=== Listing ===
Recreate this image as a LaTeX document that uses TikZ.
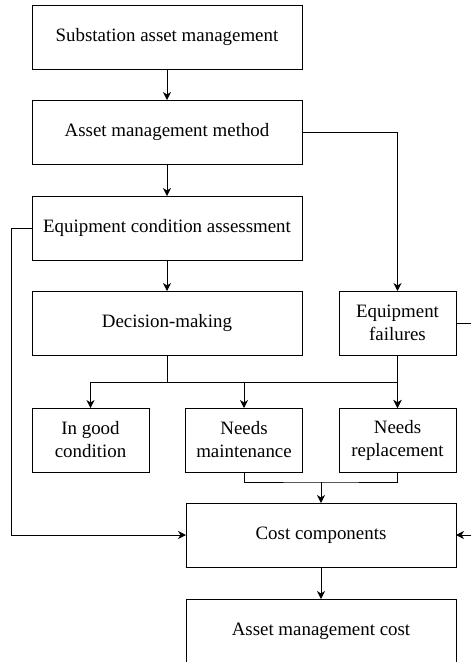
===
=== Listing ===
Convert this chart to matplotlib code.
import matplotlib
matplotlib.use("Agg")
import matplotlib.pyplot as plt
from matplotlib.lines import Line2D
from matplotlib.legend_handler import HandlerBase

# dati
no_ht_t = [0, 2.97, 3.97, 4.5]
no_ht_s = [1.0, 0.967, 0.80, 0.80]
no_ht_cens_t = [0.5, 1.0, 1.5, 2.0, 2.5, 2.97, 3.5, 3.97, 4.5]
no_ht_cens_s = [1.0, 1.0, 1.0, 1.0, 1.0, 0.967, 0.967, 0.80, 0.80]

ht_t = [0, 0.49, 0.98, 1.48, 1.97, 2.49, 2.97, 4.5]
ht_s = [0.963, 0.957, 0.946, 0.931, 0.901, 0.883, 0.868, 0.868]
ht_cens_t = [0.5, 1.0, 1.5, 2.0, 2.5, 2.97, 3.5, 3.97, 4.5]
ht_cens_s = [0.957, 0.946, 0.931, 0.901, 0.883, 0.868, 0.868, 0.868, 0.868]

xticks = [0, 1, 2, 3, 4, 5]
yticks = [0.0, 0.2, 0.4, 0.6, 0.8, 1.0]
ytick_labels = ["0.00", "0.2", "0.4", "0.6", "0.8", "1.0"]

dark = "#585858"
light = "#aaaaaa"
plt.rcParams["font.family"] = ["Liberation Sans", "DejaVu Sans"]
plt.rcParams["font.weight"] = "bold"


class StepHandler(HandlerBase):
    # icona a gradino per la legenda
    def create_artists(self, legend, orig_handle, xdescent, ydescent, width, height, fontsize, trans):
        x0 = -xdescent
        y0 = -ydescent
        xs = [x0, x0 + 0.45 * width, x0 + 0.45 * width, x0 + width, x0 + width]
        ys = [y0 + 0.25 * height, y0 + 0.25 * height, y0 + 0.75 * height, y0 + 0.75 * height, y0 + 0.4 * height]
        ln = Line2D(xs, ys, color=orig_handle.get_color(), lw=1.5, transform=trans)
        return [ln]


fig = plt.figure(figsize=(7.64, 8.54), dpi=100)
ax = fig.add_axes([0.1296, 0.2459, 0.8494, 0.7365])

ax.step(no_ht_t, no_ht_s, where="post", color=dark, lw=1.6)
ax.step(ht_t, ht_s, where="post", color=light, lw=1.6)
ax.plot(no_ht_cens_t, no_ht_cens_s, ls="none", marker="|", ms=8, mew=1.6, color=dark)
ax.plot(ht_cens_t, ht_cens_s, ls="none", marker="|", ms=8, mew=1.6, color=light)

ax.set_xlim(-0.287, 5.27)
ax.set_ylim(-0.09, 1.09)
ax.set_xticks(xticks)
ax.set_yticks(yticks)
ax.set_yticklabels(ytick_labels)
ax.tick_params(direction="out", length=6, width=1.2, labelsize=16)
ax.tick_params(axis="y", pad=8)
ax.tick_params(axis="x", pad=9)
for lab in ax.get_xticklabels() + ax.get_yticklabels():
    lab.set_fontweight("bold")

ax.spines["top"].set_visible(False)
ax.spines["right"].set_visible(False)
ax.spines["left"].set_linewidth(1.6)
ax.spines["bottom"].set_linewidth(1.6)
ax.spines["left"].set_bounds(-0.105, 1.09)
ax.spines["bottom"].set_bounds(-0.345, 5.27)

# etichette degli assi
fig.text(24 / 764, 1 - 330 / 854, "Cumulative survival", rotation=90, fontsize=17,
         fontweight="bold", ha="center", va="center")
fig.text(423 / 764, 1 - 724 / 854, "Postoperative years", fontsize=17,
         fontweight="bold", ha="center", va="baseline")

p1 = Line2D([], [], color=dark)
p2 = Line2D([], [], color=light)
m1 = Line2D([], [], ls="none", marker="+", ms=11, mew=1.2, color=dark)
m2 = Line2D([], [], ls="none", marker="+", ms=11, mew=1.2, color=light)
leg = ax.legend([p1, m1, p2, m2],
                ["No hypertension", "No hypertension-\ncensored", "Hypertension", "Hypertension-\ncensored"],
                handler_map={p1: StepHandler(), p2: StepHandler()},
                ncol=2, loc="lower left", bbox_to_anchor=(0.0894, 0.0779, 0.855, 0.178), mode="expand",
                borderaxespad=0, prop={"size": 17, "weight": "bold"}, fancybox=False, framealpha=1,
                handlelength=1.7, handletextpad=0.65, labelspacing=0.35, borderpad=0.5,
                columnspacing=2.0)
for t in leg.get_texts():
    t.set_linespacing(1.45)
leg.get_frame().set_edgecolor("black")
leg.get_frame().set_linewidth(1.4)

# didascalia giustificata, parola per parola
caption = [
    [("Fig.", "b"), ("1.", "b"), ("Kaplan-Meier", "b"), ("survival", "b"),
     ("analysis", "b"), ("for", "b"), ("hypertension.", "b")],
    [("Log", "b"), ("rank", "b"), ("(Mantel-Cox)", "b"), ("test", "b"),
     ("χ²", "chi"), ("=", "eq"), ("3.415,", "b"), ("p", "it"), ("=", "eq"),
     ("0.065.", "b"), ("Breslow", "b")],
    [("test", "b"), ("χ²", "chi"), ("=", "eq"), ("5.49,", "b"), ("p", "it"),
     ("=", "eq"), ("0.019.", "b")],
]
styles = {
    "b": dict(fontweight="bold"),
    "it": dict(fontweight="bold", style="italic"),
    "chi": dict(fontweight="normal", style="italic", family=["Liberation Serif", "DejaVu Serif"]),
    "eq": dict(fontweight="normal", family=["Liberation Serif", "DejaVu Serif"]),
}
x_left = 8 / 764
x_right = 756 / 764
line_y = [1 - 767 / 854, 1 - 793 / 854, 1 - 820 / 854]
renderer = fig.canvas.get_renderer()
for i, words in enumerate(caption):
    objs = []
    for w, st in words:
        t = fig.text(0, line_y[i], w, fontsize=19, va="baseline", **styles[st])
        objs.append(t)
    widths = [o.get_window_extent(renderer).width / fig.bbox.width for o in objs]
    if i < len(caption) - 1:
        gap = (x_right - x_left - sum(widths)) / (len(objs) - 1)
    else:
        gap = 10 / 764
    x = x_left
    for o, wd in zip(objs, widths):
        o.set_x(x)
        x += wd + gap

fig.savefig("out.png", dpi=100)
===
Exactly the lines from the line that has "Convert this chart to matplotlib code." through the line that has "0.967, 0.967, 0.80, 0.80]" are to be repeated, both included, with nothing added.

Convert this chart to matplotlib code.
import matplotlib
matplotlib.use("Agg")
import matplotlib.pyplot as plt
from matplotlib.lines import Line2D
from matplotlib.legend_handler import HandlerBase

# dati
no_ht_t = [0, 2.97, 3.97, 4.5]
no_ht_s = [1.0, 0.967, 0.80, 0.80]
no_ht_cens_t = [0.5, 1.0, 1.5, 2.0, 2.5, 2.97, 3.5, 3.97, 4.5]
no_ht_cens_s = [1.0, 1.0, 1.0, 1.0, 1.0, 0.967, 0.967, 0.80, 0.80]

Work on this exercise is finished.